═══ Available data

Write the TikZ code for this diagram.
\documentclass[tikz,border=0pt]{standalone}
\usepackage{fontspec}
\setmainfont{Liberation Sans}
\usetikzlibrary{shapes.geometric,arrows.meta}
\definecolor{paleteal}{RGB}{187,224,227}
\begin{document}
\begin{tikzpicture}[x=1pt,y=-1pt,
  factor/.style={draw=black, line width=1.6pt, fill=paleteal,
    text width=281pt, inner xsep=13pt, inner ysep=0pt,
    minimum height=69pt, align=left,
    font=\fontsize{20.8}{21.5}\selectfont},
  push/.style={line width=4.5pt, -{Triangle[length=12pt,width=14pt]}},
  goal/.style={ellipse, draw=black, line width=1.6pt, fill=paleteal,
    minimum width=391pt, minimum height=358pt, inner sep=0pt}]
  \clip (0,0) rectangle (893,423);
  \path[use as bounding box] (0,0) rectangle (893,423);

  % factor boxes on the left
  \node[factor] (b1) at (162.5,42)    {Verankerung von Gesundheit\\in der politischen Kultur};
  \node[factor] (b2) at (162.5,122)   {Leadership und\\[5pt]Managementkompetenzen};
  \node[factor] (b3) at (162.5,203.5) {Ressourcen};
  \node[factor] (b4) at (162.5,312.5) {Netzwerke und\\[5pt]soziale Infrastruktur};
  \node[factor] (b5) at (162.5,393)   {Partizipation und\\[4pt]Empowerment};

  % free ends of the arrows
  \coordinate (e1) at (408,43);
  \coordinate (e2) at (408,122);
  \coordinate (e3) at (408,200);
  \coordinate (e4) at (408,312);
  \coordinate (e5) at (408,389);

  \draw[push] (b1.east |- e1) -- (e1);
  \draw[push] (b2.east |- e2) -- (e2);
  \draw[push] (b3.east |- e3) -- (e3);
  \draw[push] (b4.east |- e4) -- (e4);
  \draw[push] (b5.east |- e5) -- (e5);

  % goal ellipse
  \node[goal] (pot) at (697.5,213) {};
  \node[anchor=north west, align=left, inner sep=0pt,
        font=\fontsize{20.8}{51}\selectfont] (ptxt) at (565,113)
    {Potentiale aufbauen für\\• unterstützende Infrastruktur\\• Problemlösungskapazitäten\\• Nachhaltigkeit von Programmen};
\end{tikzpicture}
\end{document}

══════

Written exercise: Return all the data above once more, precisely as given.

Result below:
Write the TikZ code for this diagram.
\documentclass[tikz,border=0pt]{standalone}
\usepackage{fontspec}
\setmainfont{Liberation Sans}
\usetikzlibrary{shapes.geometric,arrows.meta}
\definecolor{paleteal}{RGB}{187,224,227}
\begin{document}
\begin{tikzpicture}[x=1pt,y=-1pt,
  factor/.style={draw=black, line width=1.6pt, fill=paleteal,
    text width=281pt, inner xsep=13pt, inner ysep=0pt,
    minimum height=69pt, align=left,
    font=\fontsize{20.8}{21.5}\selectfont},
  push/.style={line width=4.5pt, -{Triangle[length=12pt,width=14pt]}},
  goal/.style={ellipse, draw=black, line width=1.6pt, fill=paleteal,
    minimum width=391pt, minimum height=358pt, inner sep=0pt}]
  \clip (0,0) rectangle (893,423);
  \path[use as bounding box] (0,0) rectangle (893,423);

  % factor boxes on the left
  \node[factor] (b1) at (162.5,42)    {Verankerung von Gesundheit\\in der politischen Kultur};
  \node[factor] (b2) at (162.5,122)   {Leadership und\\[5pt]Managementkompetenzen};
  \node[factor] (b3) at (162.5,203.5) {Ressourcen};
  \node[factor] (b4) at (162.5,312.5) {Netzwerke und\\[5pt]soziale Infrastruktur};
  \node[factor] (b5) at (162.5,393)   {Partizipation und\\[4pt]Empowerment};

  % free ends of the arrows
  \coordinate (e1) at (408,43);
  \coordinate (e2) at (408,122);
  \coordinate (e3) at (408,200);
  \coordinate (e4) at (408,312);
  \coordinate (e5) at (408,389);

  \draw[push] (b1.east |- e1) -- (e1);
  \draw[push] (b2.east |- e2) -- (e2);
  \draw[push] (b3.east |- e3) -- (e3);
  \draw[push] (b4.east |- e4) -- (e4);
  \draw[push] (b5.east |- e5) -- (e5);

  % goal ellipse
  \node[goal] (pot) at (697.5,213) {};
  \node[anchor=north west, align=left, inner sep=0pt,
        font=\fontsize{20.8}{51}\selectfont] (ptxt) at (565,113)
    {Potentiale aufbauen für\\• unterstützende Infrastruktur\\• Problemlösungskapazitäten\\• Nachhaltigkeit von Programmen};
\end{tikzpicture}
\end{document}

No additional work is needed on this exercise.